Watching her Gayelle family celebrate and remember Marcia Henville, I couldn’t shake disbelief that domestic violence could have caused her death. The loss of such an irrepressible woman left horror hovering behind the love and courage being shared from Gayelle’s studio to our living rooms.
Feeling what Sunity Maharaj rightly called ‘grief upon outrage’ pressing heavily on my heart, I remembered that providing a sense of connection was always the genius of Gayelle and its hosts. Even at home, you could feel you were there with them, close, personal and on set with their emotions, their aspirations and their community.
But it wasn’t just Gayelle who made television we own, it was Marcia, a woman who seemed to know no boundaries, who walked unarmed where police feared to tread, who asked questions to make a politician cringe, and who made her own television brand one that was unapologetically rooted in pursuit of justice. Anyone who watched the programmes she hosted felt compelled by her passion, and on the streets with her she held your gaze, like a clear eye in an angry storm, as she demanded accountability to truths the whole nation could see.
When I was too tired to wake with Gayelle’s night-long vigil, I tried to sleep, but was unable to resolve how such a fearless woman could still be so unsafe in her own bedroom. It’s a different feeling from the sense of threat when Dana Seetahal was murdered. That was public and political, reinforcing that anyone who threated powerful interests and secrets lacks genuine protection in this country.
Marcia’s death happened at home, emphasizing how many women, less fearless than her, lack genuine safety in the one place it should always be. So too with nineteen year old Salma Chadee and Shabana Mohammed, both also killed at home, as they either attempted to leave their relationships or after their relationships had ended. So too with Dorothy Rodrigo, 30 years old, shot on January 2nd, in her bathroom.
Homes are amongst the most unsafe places for the vulnerable. Women are most likely to face life-threatening abuse at the point of leaving relationships. It is their partners who present the greatest threat. We all know the smallest forms of violation and the most unconscionable acts of violence are borne by girls and women of all ages, daily.
In one month of 2013 alone, women reported assaults and threats to police in Barataria, San Fernando, Gasparillo, Marabella, Arima, St. James, Tunapuna, Las Lomas, Malabar, Pinto, Princes Town, Barrackpore, Point Fortin, Arouca, Gasparillo, Moruga, St. Madeleine, Cumuto, Freeport, Couva, Carenage, Malony, Mon Repos, Morvant, Siparia, Scarborough, St. James, La Brea, Valencia, La Horquetta, St. Margarets, and more.

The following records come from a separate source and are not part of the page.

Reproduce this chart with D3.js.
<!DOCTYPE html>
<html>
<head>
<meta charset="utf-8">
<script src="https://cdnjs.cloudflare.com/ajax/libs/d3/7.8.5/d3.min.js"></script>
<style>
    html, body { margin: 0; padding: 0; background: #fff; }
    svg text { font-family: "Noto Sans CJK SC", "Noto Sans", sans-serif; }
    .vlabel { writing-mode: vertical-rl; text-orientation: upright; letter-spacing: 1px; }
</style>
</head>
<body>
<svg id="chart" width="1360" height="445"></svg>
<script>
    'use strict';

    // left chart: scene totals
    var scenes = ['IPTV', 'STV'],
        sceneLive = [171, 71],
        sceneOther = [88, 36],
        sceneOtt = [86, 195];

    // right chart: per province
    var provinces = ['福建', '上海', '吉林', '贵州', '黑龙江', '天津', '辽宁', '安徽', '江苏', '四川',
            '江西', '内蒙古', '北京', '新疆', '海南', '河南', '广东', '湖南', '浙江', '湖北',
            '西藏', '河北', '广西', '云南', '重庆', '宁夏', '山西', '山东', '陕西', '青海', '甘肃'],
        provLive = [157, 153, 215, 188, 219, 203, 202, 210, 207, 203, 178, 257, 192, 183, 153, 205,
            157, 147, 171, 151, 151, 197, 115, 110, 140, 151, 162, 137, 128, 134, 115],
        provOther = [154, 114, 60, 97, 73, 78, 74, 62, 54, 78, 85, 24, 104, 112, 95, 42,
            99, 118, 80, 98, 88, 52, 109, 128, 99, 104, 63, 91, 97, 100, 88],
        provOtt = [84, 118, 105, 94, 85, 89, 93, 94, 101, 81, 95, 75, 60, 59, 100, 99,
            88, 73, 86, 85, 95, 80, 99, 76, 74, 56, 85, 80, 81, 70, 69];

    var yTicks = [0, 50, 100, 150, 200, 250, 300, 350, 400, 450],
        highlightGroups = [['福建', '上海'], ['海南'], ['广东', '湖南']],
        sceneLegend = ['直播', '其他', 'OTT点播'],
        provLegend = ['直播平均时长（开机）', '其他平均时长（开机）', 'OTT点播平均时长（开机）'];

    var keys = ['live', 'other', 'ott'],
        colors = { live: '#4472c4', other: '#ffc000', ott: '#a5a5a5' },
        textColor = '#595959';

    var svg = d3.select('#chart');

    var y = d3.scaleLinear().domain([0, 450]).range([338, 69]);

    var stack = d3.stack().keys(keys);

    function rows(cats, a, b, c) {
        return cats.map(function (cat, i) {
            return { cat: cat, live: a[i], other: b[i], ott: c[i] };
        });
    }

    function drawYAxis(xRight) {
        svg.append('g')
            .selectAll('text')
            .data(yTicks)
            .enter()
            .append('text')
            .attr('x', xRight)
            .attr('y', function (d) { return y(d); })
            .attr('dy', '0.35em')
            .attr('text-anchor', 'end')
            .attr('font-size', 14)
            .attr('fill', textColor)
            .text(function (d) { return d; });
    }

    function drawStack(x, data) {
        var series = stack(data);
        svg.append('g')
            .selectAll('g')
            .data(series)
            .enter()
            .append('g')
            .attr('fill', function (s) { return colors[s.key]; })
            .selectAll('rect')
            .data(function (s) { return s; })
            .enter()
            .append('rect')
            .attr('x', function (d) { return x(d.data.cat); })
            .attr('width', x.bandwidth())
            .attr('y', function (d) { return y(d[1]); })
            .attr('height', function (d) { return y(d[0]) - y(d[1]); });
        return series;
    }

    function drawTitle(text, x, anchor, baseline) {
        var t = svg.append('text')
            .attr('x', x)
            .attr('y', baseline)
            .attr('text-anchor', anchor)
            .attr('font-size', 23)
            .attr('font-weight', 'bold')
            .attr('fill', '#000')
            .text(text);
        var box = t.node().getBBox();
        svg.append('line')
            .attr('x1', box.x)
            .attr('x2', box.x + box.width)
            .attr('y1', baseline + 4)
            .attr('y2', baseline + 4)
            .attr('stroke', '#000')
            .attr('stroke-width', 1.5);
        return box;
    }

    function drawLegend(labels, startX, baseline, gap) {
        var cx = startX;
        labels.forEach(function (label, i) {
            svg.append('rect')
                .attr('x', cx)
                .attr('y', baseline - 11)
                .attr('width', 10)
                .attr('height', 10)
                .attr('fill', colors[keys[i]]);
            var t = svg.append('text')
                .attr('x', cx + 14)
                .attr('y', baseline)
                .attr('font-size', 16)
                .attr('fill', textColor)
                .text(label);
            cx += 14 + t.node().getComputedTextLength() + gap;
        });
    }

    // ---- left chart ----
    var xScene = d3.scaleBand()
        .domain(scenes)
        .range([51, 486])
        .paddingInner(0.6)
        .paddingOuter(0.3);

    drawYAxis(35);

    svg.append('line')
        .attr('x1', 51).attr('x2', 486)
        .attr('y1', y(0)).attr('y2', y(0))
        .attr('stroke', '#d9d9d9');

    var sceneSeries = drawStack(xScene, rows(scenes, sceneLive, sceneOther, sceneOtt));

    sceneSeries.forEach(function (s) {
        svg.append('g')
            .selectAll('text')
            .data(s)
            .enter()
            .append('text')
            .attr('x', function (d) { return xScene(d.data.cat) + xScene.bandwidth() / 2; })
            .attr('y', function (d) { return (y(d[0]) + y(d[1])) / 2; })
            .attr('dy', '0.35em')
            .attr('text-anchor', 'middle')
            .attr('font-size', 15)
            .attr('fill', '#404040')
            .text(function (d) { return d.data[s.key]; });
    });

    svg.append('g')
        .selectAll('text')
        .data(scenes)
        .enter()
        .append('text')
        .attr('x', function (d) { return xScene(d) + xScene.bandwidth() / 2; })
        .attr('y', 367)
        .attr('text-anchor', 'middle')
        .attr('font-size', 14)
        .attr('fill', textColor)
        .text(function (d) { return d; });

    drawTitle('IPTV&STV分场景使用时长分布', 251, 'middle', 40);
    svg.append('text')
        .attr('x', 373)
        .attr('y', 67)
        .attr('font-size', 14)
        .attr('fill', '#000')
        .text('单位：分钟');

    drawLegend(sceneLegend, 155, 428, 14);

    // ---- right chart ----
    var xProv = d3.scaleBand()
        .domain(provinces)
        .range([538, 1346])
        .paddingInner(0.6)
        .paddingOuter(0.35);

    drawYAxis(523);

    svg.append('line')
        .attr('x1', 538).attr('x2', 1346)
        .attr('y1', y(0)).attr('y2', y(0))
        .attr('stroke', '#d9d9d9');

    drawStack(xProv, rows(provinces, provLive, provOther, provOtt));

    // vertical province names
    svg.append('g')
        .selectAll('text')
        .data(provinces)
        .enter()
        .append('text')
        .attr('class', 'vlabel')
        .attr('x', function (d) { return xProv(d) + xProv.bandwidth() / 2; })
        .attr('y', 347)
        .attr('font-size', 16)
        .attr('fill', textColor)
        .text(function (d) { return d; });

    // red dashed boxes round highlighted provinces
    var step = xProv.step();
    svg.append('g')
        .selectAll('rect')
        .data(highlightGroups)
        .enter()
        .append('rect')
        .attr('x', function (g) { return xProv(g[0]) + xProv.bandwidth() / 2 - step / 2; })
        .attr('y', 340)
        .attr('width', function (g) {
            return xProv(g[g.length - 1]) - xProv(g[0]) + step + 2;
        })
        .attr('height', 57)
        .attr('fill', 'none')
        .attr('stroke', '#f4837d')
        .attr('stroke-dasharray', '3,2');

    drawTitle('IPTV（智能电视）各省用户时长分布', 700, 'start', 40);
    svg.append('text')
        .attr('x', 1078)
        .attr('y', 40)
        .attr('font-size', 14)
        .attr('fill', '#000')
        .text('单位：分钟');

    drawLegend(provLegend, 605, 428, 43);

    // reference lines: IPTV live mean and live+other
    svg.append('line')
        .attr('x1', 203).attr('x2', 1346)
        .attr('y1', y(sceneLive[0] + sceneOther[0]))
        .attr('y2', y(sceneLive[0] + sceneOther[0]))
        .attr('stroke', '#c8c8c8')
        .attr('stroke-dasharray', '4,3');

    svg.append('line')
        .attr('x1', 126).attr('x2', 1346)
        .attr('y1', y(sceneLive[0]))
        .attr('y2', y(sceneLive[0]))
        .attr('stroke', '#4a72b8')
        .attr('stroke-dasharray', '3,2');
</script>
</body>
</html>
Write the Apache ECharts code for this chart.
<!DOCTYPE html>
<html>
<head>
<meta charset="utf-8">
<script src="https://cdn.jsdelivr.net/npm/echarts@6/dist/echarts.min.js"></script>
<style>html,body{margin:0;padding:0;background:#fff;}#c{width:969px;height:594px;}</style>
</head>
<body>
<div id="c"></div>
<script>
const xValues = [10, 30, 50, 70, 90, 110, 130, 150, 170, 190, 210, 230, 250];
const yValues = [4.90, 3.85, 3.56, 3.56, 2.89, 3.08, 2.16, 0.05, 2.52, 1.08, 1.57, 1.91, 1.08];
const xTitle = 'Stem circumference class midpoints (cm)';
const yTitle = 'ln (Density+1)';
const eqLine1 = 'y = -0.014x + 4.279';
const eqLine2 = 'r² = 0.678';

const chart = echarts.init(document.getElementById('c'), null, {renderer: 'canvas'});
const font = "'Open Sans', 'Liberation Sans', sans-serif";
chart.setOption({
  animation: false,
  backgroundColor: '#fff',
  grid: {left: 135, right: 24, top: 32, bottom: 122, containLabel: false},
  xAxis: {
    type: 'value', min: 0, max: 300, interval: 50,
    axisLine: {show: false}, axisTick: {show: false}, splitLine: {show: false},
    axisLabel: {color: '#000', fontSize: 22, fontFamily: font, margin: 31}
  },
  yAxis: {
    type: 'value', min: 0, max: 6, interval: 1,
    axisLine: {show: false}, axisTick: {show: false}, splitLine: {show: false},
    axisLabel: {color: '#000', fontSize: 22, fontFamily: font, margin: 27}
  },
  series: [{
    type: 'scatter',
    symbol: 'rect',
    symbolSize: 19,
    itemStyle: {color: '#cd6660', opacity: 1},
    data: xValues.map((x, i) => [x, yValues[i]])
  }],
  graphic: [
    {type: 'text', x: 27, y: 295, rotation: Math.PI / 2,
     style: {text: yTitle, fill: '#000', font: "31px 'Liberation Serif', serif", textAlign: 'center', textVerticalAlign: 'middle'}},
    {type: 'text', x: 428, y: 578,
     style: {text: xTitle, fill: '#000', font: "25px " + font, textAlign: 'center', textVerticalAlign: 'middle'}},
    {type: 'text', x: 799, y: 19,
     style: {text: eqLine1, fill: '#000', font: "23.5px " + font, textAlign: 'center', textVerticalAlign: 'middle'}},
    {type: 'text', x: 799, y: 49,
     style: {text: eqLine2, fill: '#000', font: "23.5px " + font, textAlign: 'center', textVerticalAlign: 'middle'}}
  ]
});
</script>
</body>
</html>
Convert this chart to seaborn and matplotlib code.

Yet, despite all this information, despite understanding that class, race, and other differences don’t provide women with any guarantees, I couldn’t sleep because I realized how much I also fall for the myth that empowered women are more able to escape pervasive experiences of abuse. I had forgotten that a woman’s public life, her education, her job and even her politics, tell you little about the personal and her negotiations with its deeply embedded, often excused inequalities.
If a woman who was her own woman, like Marcia Henville, could fall victim too, then what does this mean for all the work that we, men, women and the state, need to do?
We lost a woman unlike any in the country and media because we haven’t completely confronted an entire culture of male power and domination. We haven’t made being safe at home a reality. Marcia Henville’s spirit surely demands we pursue such justice. Now, and fearlessly.